À cette occasion, les élus ont rappelé que la lutte contre l’A154 s’inscrit dans un combat plus large contre les grands projets inutiles, soutenue par la France Insoumise. Cette opposition repose sur un constat clair, étayé par le collectif La Déroute des Routes, qui recense près d’une cinquantaine de projets routiers et autoroutiers contestés en raison de leurs impacts environnementaux et sociaux. L’A154 et l’A69 en sont des exemples emblématiques : elles illustrent un modèle dépassé, fondé sur l’expansion autoroutière au détriment des alternatives écologiques. Un modèle que les opposants rejettent fermement.
La présence de Bérenger Cernon et Sylvain Carrière sur le terrain illustre donc une fois de plus la volonté de la France Insoumise de rompre avec un modèle « tout routier » insoutenable, tant écologiquement que socialement. En novembre dernier, une proposition de loi visant à instaurer un moratoire sur ces projets figurait d’ailleurs au programme de la niche parlementaire du groupe. Une initiative mise à mal par l’obstruction anti-démocratique des macronistes.

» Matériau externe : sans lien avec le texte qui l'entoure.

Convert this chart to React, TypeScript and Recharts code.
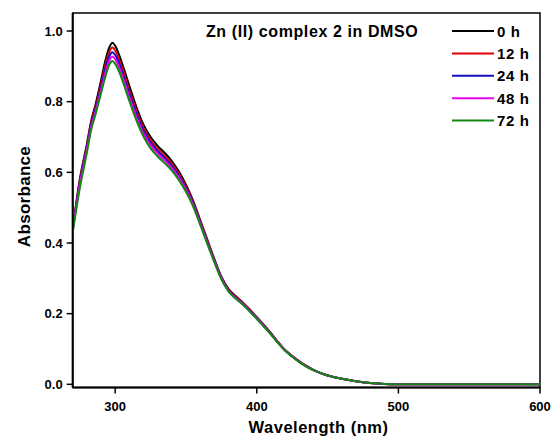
import React from "react";
import { LineChart, Line, XAxis, YAxis, ReferenceArea } from "recharts";

const wavelengths = [270,275,280,283,286,290,293,296,298,300,303,306,310,315,320,325,330,335,340,345,350,355,360,365,370,375,380,385,390,395,400,405,410,415,420,425,430,435,440,450,460,470,480,490,500,600];

const abs0h = [0.44,0.58,0.68,0.745,0.79,0.86,0.915,0.955,0.967,0.958,0.93,0.895,0.845,0.785,0.735,0.70,0.675,0.655,0.632,0.602,0.565,0.52,0.465,0.41,0.355,0.305,0.27,0.25,0.232,0.212,0.19,0.168,0.145,0.12,0.097,0.08,0.065,0.052,0.041,0.025,0.016,0.009,0.004,0.001,0,0];
const abs12h = [0.438,0.575,0.675,0.74,0.783,0.85,0.903,0.942,0.953,0.945,0.918,0.883,0.833,0.775,0.726,0.691,0.667,0.647,0.625,0.596,0.56,0.516,0.462,0.407,0.353,0.303,0.268,0.248,0.231,0.211,0.189,0.167,0.144,0.119,0.097,0.08,0.065,0.052,0.041,0.025,0.016,0.009,0.004,0.001,0,0];
const abs24h = [0.436,0.57,0.67,0.735,0.777,0.842,0.892,0.93,0.94,0.932,0.906,0.872,0.823,0.766,0.718,0.684,0.66,0.64,0.618,0.59,0.555,0.512,0.459,0.404,0.351,0.301,0.266,0.246,0.229,0.209,0.188,0.166,0.143,0.118,0.096,0.079,0.064,0.051,0.04,0.025,0.016,0.009,0.004,0.001,0,0];
const abs48h = [0.434,0.565,0.664,0.728,0.77,0.833,0.881,0.918,0.928,0.92,0.895,0.862,0.813,0.757,0.71,0.677,0.653,0.634,0.612,0.585,0.551,0.509,0.456,0.402,0.349,0.3,0.265,0.245,0.228,0.208,0.187,0.165,0.142,0.118,0.096,0.079,0.064,0.051,0.04,0.025,0.016,0.009,0.004,0.001,0,0];
const abs72h = [0.43,0.555,0.655,0.72,0.762,0.824,0.87,0.906,0.915,0.907,0.883,0.85,0.802,0.747,0.701,0.668,0.645,0.626,0.605,0.578,0.545,0.504,0.452,0.398,0.346,0.297,0.263,0.243,0.226,0.206,0.185,0.163,0.141,0.117,0.095,0.078,0.063,0.05,0.04,0.025,0.016,0.009,0.004,0.001,0,0];

const seriesNames = ["0 h", "12 h", "24 h", "48 h", "72 h"];
const seriesKeys = ["h0", "h12", "h24", "h48", "h72"];
const seriesColors = ["#000000", "#e00000", "#1010c0", "#ee00ee", "#118811"];
const seriesValues = [abs0h, abs12h, abs24h, abs48h, abs72h];

const xTicks = [300, 400, 500, 600];
const yTicks = [0, 0.2, 0.4, 0.6, 0.8, 1.0];
const titleText = "Zn (II) complex 2 in DMSO";
const xLabel = "Wavelength (nm)";
const yLabel = "Absorbance";

const data = wavelengths.map((w, i) => {
  const row: Record<string, number> = { w };
  seriesKeys.forEach((k, j) => {
    row[k] = seriesValues[j][i];
  });
  return row;
});

const FONT = "'Liberation Sans', Arial, sans-serif";

export default function App() {
  return (
    <div style={{ position: "absolute", left: 0, top: 0, width: 555, height: 439, background: "#fff" }}>
      <LineChart
        width={555}
        height={439}
        data={data}
        margin={{ top: 13, right: 15, bottom: 0, left: 0 }}
      >
        <XAxis
          dataKey="w"
          type="number"
          domain={[270, 600]}
          ticks={xTicks}
          allowDataOverflow
          height={51.5}
          tickSize={6}
          tickMargin={8}
          axisLine={{ stroke: "#000", strokeWidth: 2 }}
          tickLine={{ stroke: "#000", strokeWidth: 1.5 }}
          tick={{ fill: "#000", fontSize: 13, fontWeight: "bold", fontFamily: FONT }}
        />
        <YAxis
          type="number"
          domain={[-0.009, 1.051]}
          ticks={yTicks}
          allowDataOverflow
          width={72.7}
          tickSize={6}
          tickMargin={4}
          tickFormatter={(v: number) => v.toFixed(1)}
          axisLine={{ stroke: "#000", strokeWidth: 2 }}
          tickLine={{ stroke: "#000", strokeWidth: 1.5 }}
          tick={{ fill: "#000", fontSize: 13, fontWeight: "bold", fontFamily: FONT }}
        />
        <ReferenceArea
          x1={270}
          x2={600}
          y1={-0.009}
          y2={1.051}
          fill="none"
          stroke="#000"
          strokeWidth={1.5}
          ifOverflow="visible"
        />
        {seriesKeys.map((k, j) => (
          <Line
            key={k}
            dataKey={k}
            name={seriesNames[j]}
            type="monotone"
            stroke={seriesColors[j]}
            strokeWidth={2}
            dot={false}
            isAnimationActive={false}
          />
        ))}
      </LineChart>
      <svg
        width={555}
        height={439}
        style={{ position: "absolute", left: 0, top: 0, pointerEvents: "none" }}
      >
        <text x={206} y={36.5} fontFamily={FONT} fontWeight="bold" fontSize={16} letterSpacing={0.6} fill="#000">
          {titleText}
        </text>
        {seriesNames.map((n, j) => (
          <g key={n}>
            <line x1={452} x2={494} y1={31 + j * 22.4} y2={31 + j * 22.4} stroke={seriesColors[j]} strokeWidth={2} />
            <text x={497} y={36.5 + j * 22.4} fontFamily={FONT} fontWeight="bold" fontSize={15} letterSpacing={0.6} fill="#000">
              {n}
            </text>
          </g>
        ))}
        <text x={318.5} y={432.5} textAnchor="middle" fontFamily={FONT} fontWeight="bold" fontSize={16.5} letterSpacing={0.5} fill="#000">
          {xLabel}
        </text>
        <text
          x={0}
          y={0}
          transform="translate(30,196.5) rotate(-90)"
          textAnchor="middle"
          fontFamily={FONT}
          fontWeight="bold"
          fontSize={17}
          letterSpacing={0.3}
          fill="#000"
        >
          {yLabel}
        </text>
      </svg>
    </div>
  );
}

Les élus restent néanmoins déterminés. Leur engagement de longue date en faveur d’une mobilité responsable et soutenable se traduit par des alternatives concrètes : amélioration du réseau ferroviaire, investissements massifs dans les transports collectifs et les services publics associés, comme le détaille le programme de la France Insoumise, dont la version actualisée est désormais disponible.
Dans son intervention, Sylvain Carrière rappelle que la lutte contre l’écocide A69 et son slogan « No macadam » dépassent largement le cadre de Toulouse. Elle s’inscrit dans une mobilisation plus vaste, interconnectée, contre ces projets destructeurs.

Ainsi, la position de la France Insoumise est claire : « No macadam, no macadam de partout ». Le mouvement insoumis est prêt et ses élus restent mobilisés aux côtés des activistes en lutte pour le vivant, aussi bien sur le terrain qu’à l’Assemblée.